Brief – All of the lines below are to be transcribed faithfully, with pictures excluded from the copy.
>> START Exercise data
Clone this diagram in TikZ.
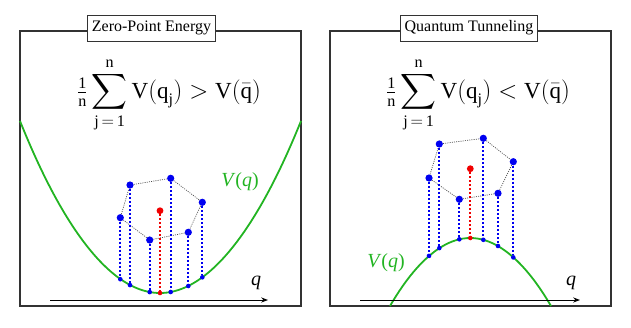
\documentclass[tikz,border=0pt]{standalone}
\usepackage{amsmath}
\usepackage{fontspec}
\setmainfont{Liberation Serif}
\definecolor{curv}{HTML}{22B422}
\definecolor{ptb}{HTML}{0000F0}
\definecolor{ptr}{HTML}{F00000}
\definecolor{frm}{HTML}{333333}
\usetikzlibrary{arrows.meta,positioning}
\tikzset{
  >={Stealth[length=2.4mm,width=1.8mm]},
  panel/.style={draw=frm,line width=1.4pt},
  ttl/.style={draw=frm,line width=1pt,fill=white,font=\fontsize{16}{18}\selectfont,inner xsep=4pt,minimum height=26pt},
  frml/.style={font=\fontsize{23}{26}\selectfont},
  vlab/.style={text=curv,font=\fontsize{20}{22}\selectfont},
  qlab/.style={font=\fontsize{20}{22}\selectfont},
  bdot/.style={circle,fill=ptb,inner sep=0pt,minimum size=7.2pt},
  sdot/.style={circle,fill=ptb,inner sep=0pt,minimum size=4.6pt},
  rdot/.style={bdot,fill=ptr,minimum size=6.8pt},
  rsdot/.style={sdot,fill=ptr},
  drop/.style={draw=ptb,line width=2pt,dash pattern=on 2pt off 2pt},
  rdrop/.style={drop,draw=ptr},
  ring/.style={draw=black!70,line width=0.7pt,dash pattern=on 1pt off 1.2pt},
  curve/.style={draw=curv,line width=1.8pt},
  axis/.style={->,line width=0.9pt},
}
\newcommand{\avgpot}[1]{$\tfrac{\text{1}}{\text{n}}\displaystyle\sum_{\text{j}\,=\,\text{1}}^{\text{n}}\text{V}(\text{q}_{\text{j}})#1\text{V}(\bar{\text{q}})$}
\begin{document}
\begin{tikzpicture}[x=1pt,y=-1pt]
\useasboundingbox (0,0) rectangle (631,327);

% zero-point energy
\draw[panel] (20,31) rectangle (301,306);
\draw[curve] (20,121) parabola bend (160,293) (301,121);
\coordinate (za0) at (50,300);
\coordinate (za1) at (268,300);
\draw[axis] (za0) -- (za1);
\node[qlab] (zq) at (256,283) {\textit{q}};
\node[vlab] (zv) at (240,182) {\textit{V}(\textit{q})};
\node[frml] (zf) at (169,95) {\avgpot{>}};
\node[ttl] (zt) at (151.5,28) {Zero-Point Energy};

\node[bdot] (zp1) at (130,185) {};
\node[bdot] (zp2) at (170.7,178.3) {};
\node[bdot] (zp3) at (202.3,202.3) {};
\node[bdot] (zp4) at (188.3,232.3) {};
\node[bdot] (zp5) at (149.7,240) {};
\node[bdot] (zp6) at (120.3,217.7) {};
\node[rdot] (zpm) at (160,210.7) {};
\node[sdot] (zc1) at (130,285.1) {};
\node[sdot] (zc2) at (170.7,292) {};
\node[sdot] (zc3) at (202.3,277.3) {};
\node[sdot] (zc4) at (188.3,286) {};
\node[sdot] (zc5) at (149.7,292.1) {};
\node[sdot] (zc6) at (120.3,279.2) {};
\node[rsdot] (zcm) at (160,293) {};
\draw[ring] (zp1) -- (zp2) -- (zp3) -- (zp4) -- (zp5) -- (zp6) -- (zp1);
\foreach \i in {1,...,6}
  \draw[drop] (zp\i) -- (zc\i);
\draw[rdrop] (zpm) -- (zcm);

% quantum tunneling
\draw[panel] (330,31) rectangle (611,306);
\draw[curve] (390,306) parabola bend (470.3,238) (551,306);
\coordinate (qa0) at (360,300);
\coordinate (qa1) at (580,300);
\draw[axis] (qa0) -- (qa1);
\node[qlab] (qq) at (571,283) {\textit{q}};
\node[vlab] (qv) at (386,263) {\textit{V}(\textit{q})};
\node[frml] (qf) at (478,95) {\avgpot{<}};
\node[ttl] (qt) at (469,28) {Quantum Tunneling};

\node[bdot] (qp1) at (439.3,144) {};
\node[bdot] (qp2) at (483.3,138.3) {};
\node[bdot] (qp3) at (513.3,161.7) {};
\node[bdot] (qp4) at (498,193.3) {};
\node[bdot] (qp5) at (459.3,199.3) {};
\node[bdot] (qp6) at (429,178) {};
\node[rdot] (qpm) at (470.3,168.7) {};
\node[sdot] (qc1) at (439.3,248.1) {};
\node[sdot] (qc2) at (483.3,239.8) {};
\node[sdot] (qc3) at (513.3,257.4) {};
\node[sdot] (qc4) at (498,246) {};
\node[sdot] (qc5) at (459.3,239.3) {};
\node[sdot] (qc6) at (429,255.9) {};
\node[rsdot] (qcm) at (470.3,238) {};
\draw[ring] (qp1) -- (qp2) -- (qp3) -- (qp4) -- (qp5) -- (qp6) -- (qp1);
\foreach \i in {1,...,6}
  \draw[drop] (qp\i) -- (qc\i);
\draw[rdrop] (qpm) -- (qcm);
\end{tikzpicture}
\end{document}
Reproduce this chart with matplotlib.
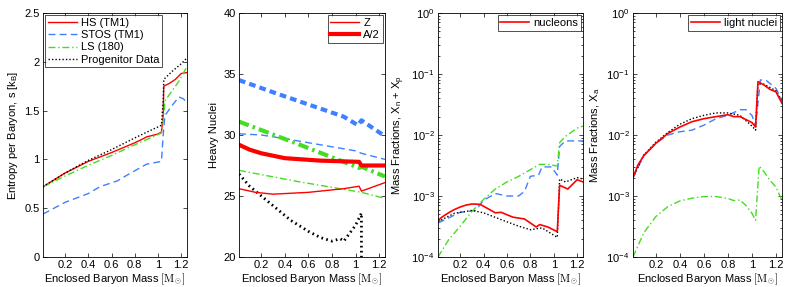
>> END Exercise data
Written solution –
Clone this diagram in TikZ.
\documentclass[tikz,border=0pt]{standalone}
\usepackage{amsmath}
\usepackage{fontspec}
\setmainfont{Liberation Serif}
\definecolor{curv}{HTML}{22B422}
\definecolor{ptb}{HTML}{0000F0}
\definecolor{ptr}{HTML}{F00000}
\definecolor{frm}{HTML}{333333}
\usetikzlibrary{arrows.meta,positioning}
\tikzset{
  >={Stealth[length=2.4mm,width=1.8mm]},
  panel/.style={draw=frm,line width=1.4pt},
  ttl/.style={draw=frm,line width=1pt,fill=white,font=\fontsize{16}{18}\selectfont,inner xsep=4pt,minimum height=26pt},
  frml/.style={font=\fontsize{23}{26}\selectfont},
  vlab/.style={text=curv,font=\fontsize{20}{22}\selectfont},
  qlab/.style={font=\fontsize{20}{22}\selectfont},
  bdot/.style={circle,fill=ptb,inner sep=0pt,minimum size=7.2pt},
  sdot/.style={circle,fill=ptb,inner sep=0pt,minimum size=4.6pt},
  rdot/.style={bdot,fill=ptr,minimum size=6.8pt},
  rsdot/.style={sdot,fill=ptr},
  drop/.style={draw=ptb,line width=2pt,dash pattern=on 2pt off 2pt},
  rdrop/.style={drop,draw=ptr},
  ring/.style={draw=black!70,line width=0.7pt,dash pattern=on 1pt off 1.2pt},
  curve/.style={draw=curv,line width=1.8pt},
  axis/.style={->,line width=0.9pt},
}
\newcommand{\avgpot}[1]{$\tfrac{\text{1}}{\text{n}}\displaystyle\sum_{\text{j}\,=\,\text{1}}^{\text{n}}\text{V}(\text{q}_{\text{j}})#1\text{V}(\bar{\text{q}})$}
\begin{document}
\begin{tikzpicture}[x=1pt,y=-1pt]
\useasboundingbox (0,0) rectangle (631,327);

% zero-point energy
\draw[panel] (20,31) rectangle (301,306);
\draw[curve] (20,121) parabola bend (160,293) (301,121);
\coordinate (za0) at (50,300);
\coordinate (za1) at (268,300);
\draw[axis] (za0) -- (za1);
\node[qlab] (zq) at (256,283) {\textit{q}};
\node[vlab] (zv) at (240,182) {\textit{V}(\textit{q})};
\node[frml] (zf) at (169,95) {\avgpot{>}};
\node[ttl] (zt) at (151.5,28) {Zero-Point Energy};

\node[bdot] (zp1) at (130,185) {};
\node[bdot] (zp2) at (170.7,178.3) {};
\node[bdot] (zp3) at (202.3,202.3) {};
\node[bdot] (zp4) at (188.3,232.3) {};
\node[bdot] (zp5) at (149.7,240) {};
\node[bdot] (zp6) at (120.3,217.7) {};
\node[rdot] (zpm) at (160,210.7) {};
\node[sdot] (zc1) at (130,285.1) {};
\node[sdot] (zc2) at (170.7,292) {};
\node[sdot] (zc3) at (202.3,277.3) {};
\node[sdot] (zc4) at (188.3,286) {};
\node[sdot] (zc5) at (149.7,292.1) {};
\node[sdot] (zc6) at (120.3,279.2) {};
\node[rsdot] (zcm) at (160,293) {};
\draw[ring] (zp1) -- (zp2) -- (zp3) -- (zp4) -- (zp5) -- (zp6) -- (zp1);
\foreach \i in {1,...,6}
  \draw[drop] (zp\i) -- (zc\i);
\draw[rdrop] (zpm) -- (zcm);

% quantum tunneling
\draw[panel] (330,31) rectangle (611,306);
\draw[curve] (390,306) parabola bend (470.3,238) (551,306);
\coordinate (qa0) at (360,300);
\coordinate (qa1) at (580,300);
\draw[axis] (qa0) -- (qa1);
\node[qlab] (qq) at (571,283) {\textit{q}};
\node[vlab] (qv) at (386,263) {\textit{V}(\textit{q})};
\node[frml] (qf) at (478,95) {\avgpot{<}};
\node[ttl] (qt) at (469,28) {Quantum Tunneling};

\node[bdot] (qp1) at (439.3,144) {};
\node[bdot] (qp2) at (483.3,138.3) {};
\node[bdot] (qp3) at (513.3,161.7) {};
\node[bdot] (qp4) at (498,193.3) {};
\node[bdot] (qp5) at (459.3,199.3) {};
\node[bdot] (qp6) at (429,178) {};
\node[rdot] (qpm) at (470.3,168.7) {};
\node[sdot] (qc1) at (439.3,248.1) {};
\node[sdot] (qc2) at (483.3,239.8) {};
\node[sdot] (qc3) at (513.3,257.4) {};
\node[sdot] (qc4) at (498,246) {};
\node[sdot] (qc5) at (459.3,239.3) {};
\node[sdot] (qc6) at (429,255.9) {};
\node[rsdot] (qcm) at (470.3,238) {};
\draw[ring] (qp1) -- (qp2) -- (qp3) -- (qp4) -- (qp5) -- (qp6) -- (qp1);
\foreach \i in {1,...,6}
  \draw[drop] (qp\i) -- (qc\i);
\draw[rdrop] (qpm) -- (qcm);
\end{tikzpicture}
\end{document}
Reproduce this chart with matplotlib.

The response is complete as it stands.